Isu yang diusung lagi-lagi usang, seperti rakyat kesulitan mencari pekerjaan karena serbuan tenaga kerja asing dari China, ekonomi yang makin melemah, bangkitnya PKI, presiden yang dianggap bodoh, dan isu-isu yang satu sama lain dipaksakan untuk dikaitkan atau dihubung-hubungkan.
Belakangan ada pula yang tidak percaya bahwa beberapa hari lalu Presiden Jokowi naik commuter line dari Stasiun Tanjung Barat ke Bogor.

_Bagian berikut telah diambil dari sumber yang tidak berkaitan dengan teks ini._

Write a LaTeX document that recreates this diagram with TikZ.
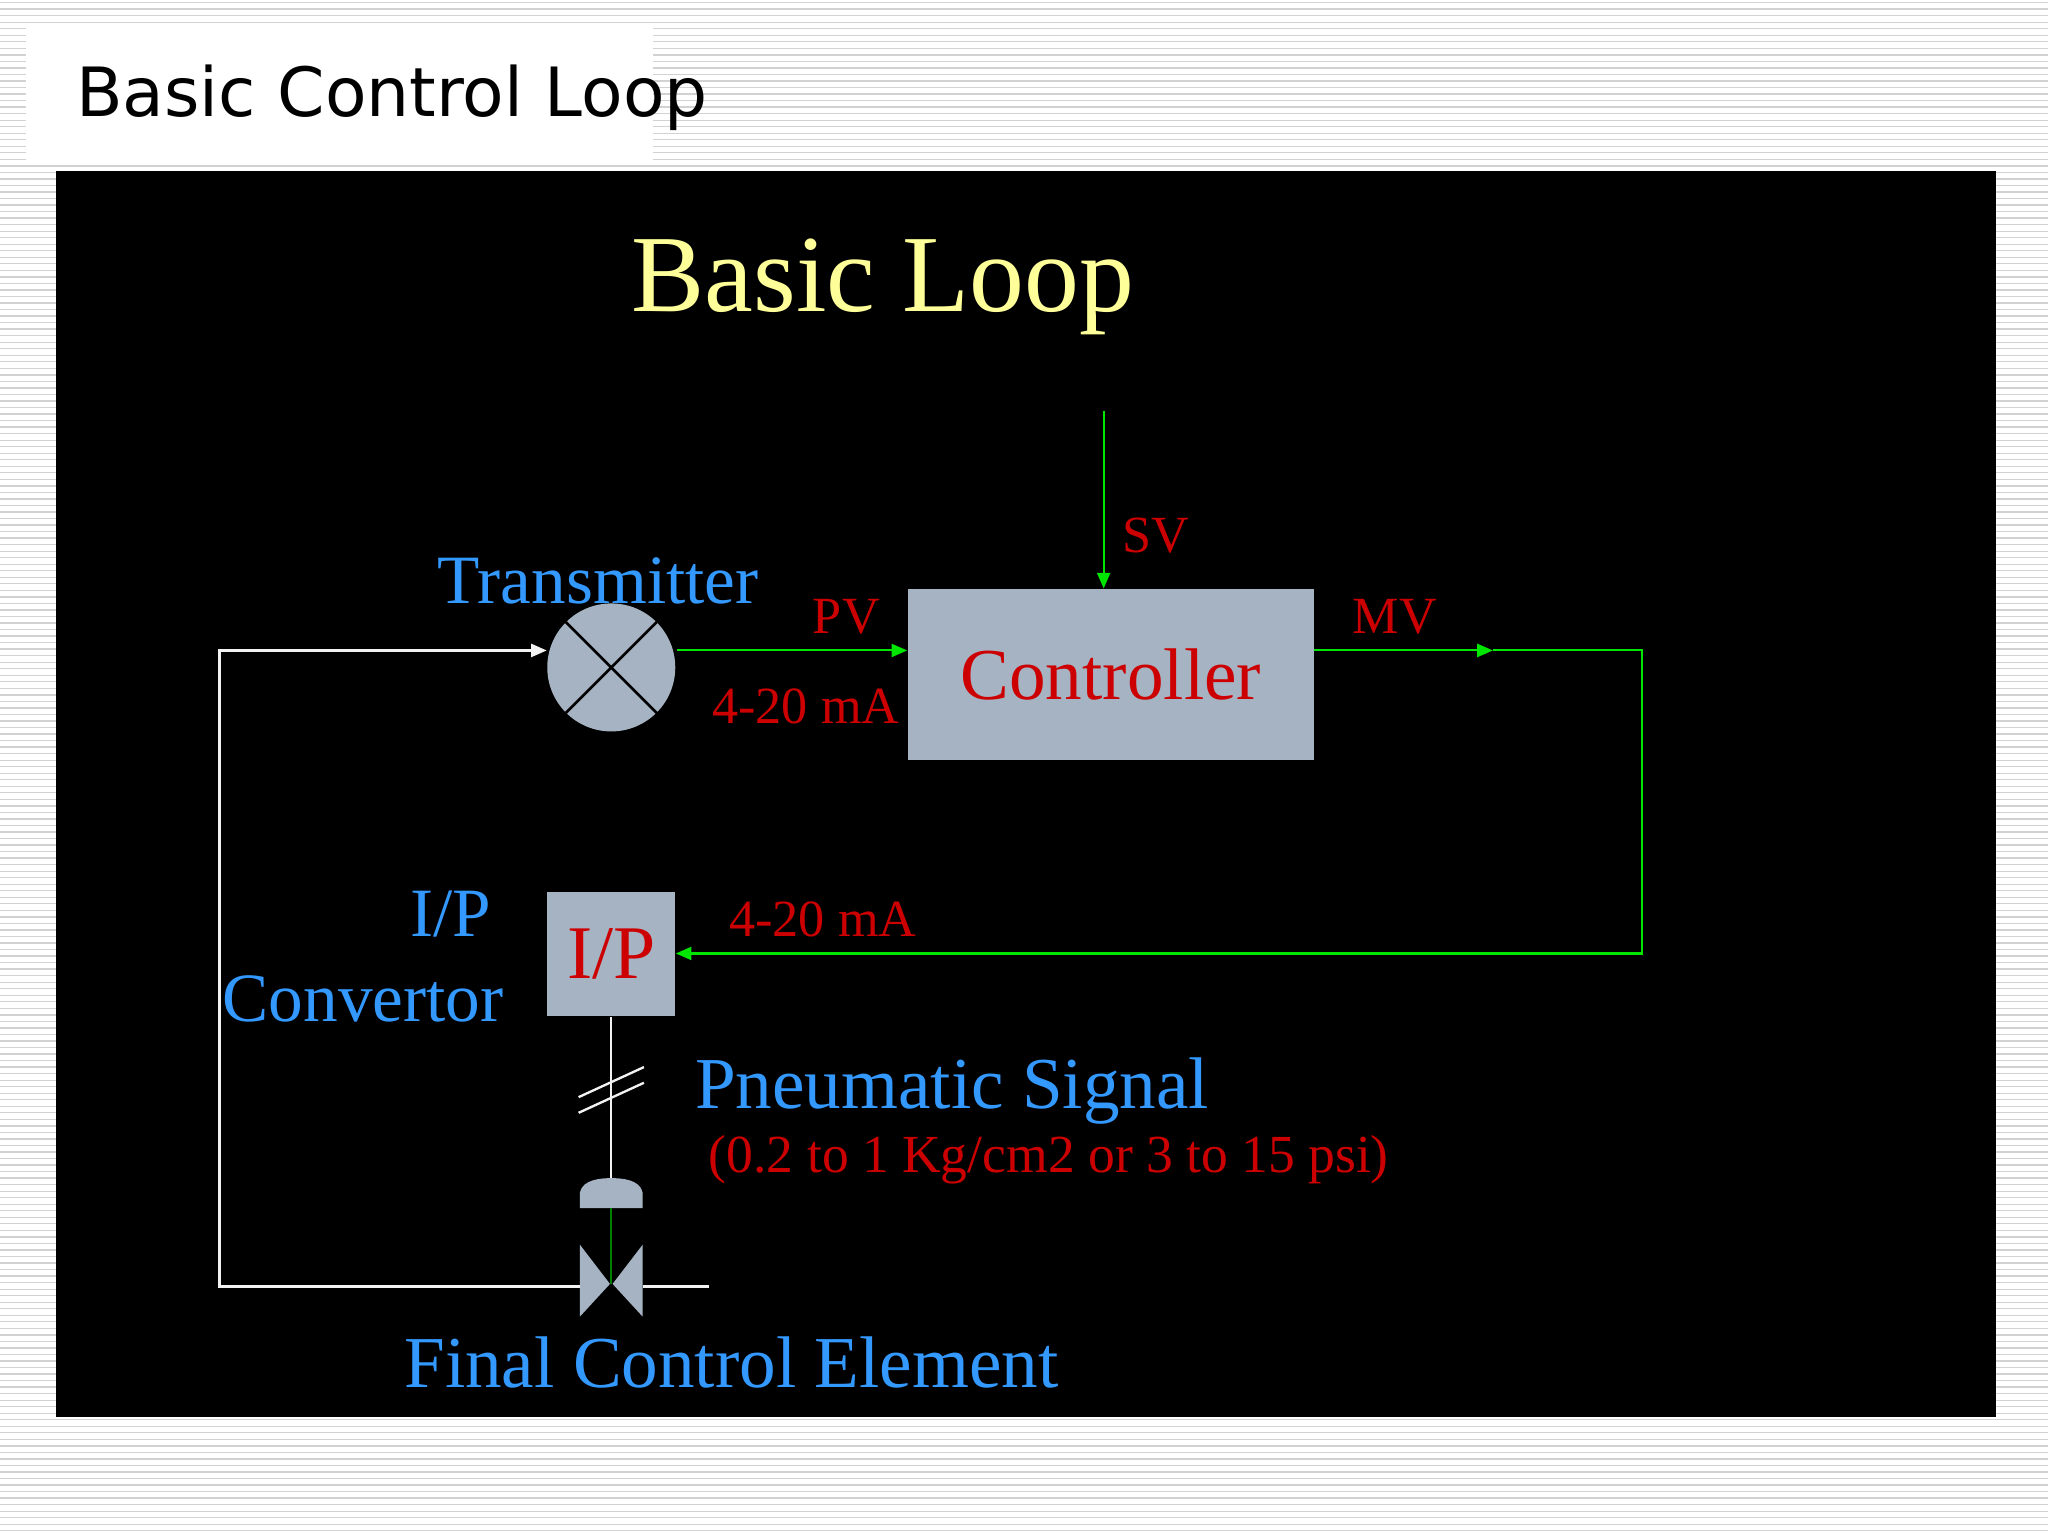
\documentclass[tikz,border=0pt]{standalone}
\usepackage{fontspec}
\setmainfont{Liberation Serif}
\newfontfamily\titlefont{DejaVu Sans}
\usetikzlibrary{arrows.meta}
\definecolor{ored}{HTML}{CC0000}
\definecolor{oblue}{HTML}{3399FF}
\definecolor{ogreen}{HTML}{00E600}
\definecolor{ogrey}{HTML}{A6B3C3}
\definecolor{oyel}{HTML}{FFFF99}
\tikzset{
  sig/.style={draw=ogreen, line width=0.8pt},
  sigarrow/.style={sig, -{Triangle[length=6pt,width=5pt]}},
  wline/.style={draw=white!90!gray, line width=0.9pt},
  gbox/.style={fill=ogrey, draw=none, inner sep=0pt},
  redtxt/.style={text=ored, inner sep=0pt},
  bluetxt/.style={text=oblue, inner sep=0pt},
}
\begin{document}
\begin{tikzpicture}[x=0.5pt,y=-0.5pt]
\useasboundingbox (0,0) rectangle (1568,1176);
\fill[white] (0,0) rectangle (1568,1176);
\foreach \yy in {2,7,...,1176} \draw[gray!35, line width=0.5pt] (0,\yy) -- (1568,\yy);
\fill[white] (20,20) rectangle (500,125);
\node[anchor=west, inner sep=0pt, font=\titlefont\fontsize{26}{30}\selectfont] (title) at (58,75) {Basic Control Loop};
\fill[black] (43,131) rectangle (1528,1085);
\node[text=oyel, inner sep=0pt, font=\fontsize{42}{46}\selectfont] (bl) at (676,220) {Basic Loop};
% controller
\node[gbox, minimum width=155.5pt, minimum height=65.5pt, redtxt, font=\fontsize{28}{32}\selectfont] (ctrl) at (850.5,516.5) {Controller};
\coordinate (svtop) at (845,315);
\draw[sigarrow] (svtop) -- (ctrl.north -| svtop);
\node[redtxt, font=\fontsize{20}{24}\selectfont] (sv) at (885,410) {SV};
% transmitter
\node[circle, fill=ogrey, minimum size=49pt, inner sep=0pt] (tx) at (468,511) {};
\draw[black, line width=1pt] (tx.45) -- (tx.225) (tx.135) -- (tx.315);
\node[bluetxt, font=\fontsize{26.5}{30}\selectfont] (txl) at (458,445) {Transmitter};
\coordinate (txo) at (518,498);
\draw[sigarrow] (txo) -- (ctrl.west |- txo);
\node[redtxt, font=\fontsize{20}{24}\selectfont] (pv) at (648,472) {PV};
\node[redtxt, font=\fontsize{20}{24}\selectfont] (ma1) at (617,541) {4-20 mA};
% MV loop
\coordinate (mvs) at (1006,498);
\coordinate (mva) at (1143,498);
\coordinate (c1) at (1257,498);
\coordinate (c2) at (1257,730);
\draw[sigarrow] (mvs) -- (mva);
\node[redtxt, font=\fontsize{20}{24}\selectfont] (mv) at (1068,472) {MV};
% I/P
\node[gbox, minimum width=49pt, minimum height=47.5pt, redtxt, font=\fontsize{29}{32}\selectfont] (ip) at (468,730.5) {I/P};
\draw[sigarrow] (mva) -- (c1) -- (c2) -- (ip.east |- c2);
\node[redtxt, font=\fontsize{20}{24}\selectfont] (ma2) at (630,704) {4-20 mA};
\node[bluetxt, font=\fontsize{26.5}{30}\selectfont] (ipl1) at (345,700) {I/P};
\node[bluetxt, font=\fontsize{26.5}{30}\selectfont] (ipl2) at (278,765) {Convertor};
% pneumatic
\coordinate (act) at (468,903);
\draw[wline] (ip.south) -- (act);
\draw[wline] (443,840) -- (493,817) (443,852) -- (493,829);
\fill[ogrey] (444,925) -- (444,913) .. controls (446,903) and (460,902) .. (468,902) .. controls (476,902) and (490,903) .. (492,913) -- (492,925) -- cycle;
\coordinate (vc) at (468,983);
\draw[draw=green!50!black, line width=0.7pt] (468,925) -- (vc);
\fill[ogrey] (444,953) -- (444,1008) -- (467,983) -- cycle;
\fill[ogrey] (492,953) -- (492,1008) -- (469,983) -- cycle;
\coordinate (vl) at (444,985);
\coordinate (vr) at (492,985);
\coordinate (pend) at (543,985);
\coordinate (lc1) at (168,985);
\coordinate (lc2) at (168,498);
\draw[wline] (vr) -- (pend);
\draw[wline, -{Triangle[length=6pt,width=5pt]}] (vl) -- (lc1) -- (lc2) -- (tx.west |- lc2);
\node[bluetxt, font=\fontsize{28}{32}\selectfont] (pn) at (729,835) {Pneumatic Signal};
\node[redtxt, font=\fontsize{20.5}{24}\selectfont] (pr) at (803,888) {(0.2 to 1 Kg/cm2 or 3 to 15 psi)};
\node[bluetxt, font=\fontsize{28}{32}\selectfont] (fce) at (560,1043) {Final Control Element};
\end{tikzpicture}
\end{document}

Dengan begitu meyakinkan mereka menyebarluaskan informasi lewat foto bahwa apa yang dilakukan Jokowi adalah tipu-tipuan.
Serangan darat dan udara dengan mesiu informasi seperti itu sengaja dilakukan untuk mengelabui warga masyarakat yang mungkin dianggap bodoh dan sedang atau ikut-ikutan mabuk agama.
Semakin mendekati Pemilu Serentak 2019, terutama pilpres, saya menduga, ada pendukung salah satu capres yang sengaja memutuskan urat malu karena 2019 adalah kesempatan terakhir untuk memperebutkan kekuasaan, sehingga cara apa pun dihalalkan, termasuk mengeksploitasi agama.
Tak bisa dimungkiri ada sekelompok orang dan ormas, bahkan partai politik di negeri ini yang memanfaatkan Pilpres 2019 untuk menegakkan ideologi di luar Pancasila.
Sebaliknya, ada pihak yang punya keyakinan bahwa jika mereka yang menang, dijamin mereka-lah yang paling mampu menghancurleburkan kelompok yang ingin mendeklarasikan NKRI tanpa Pancasila.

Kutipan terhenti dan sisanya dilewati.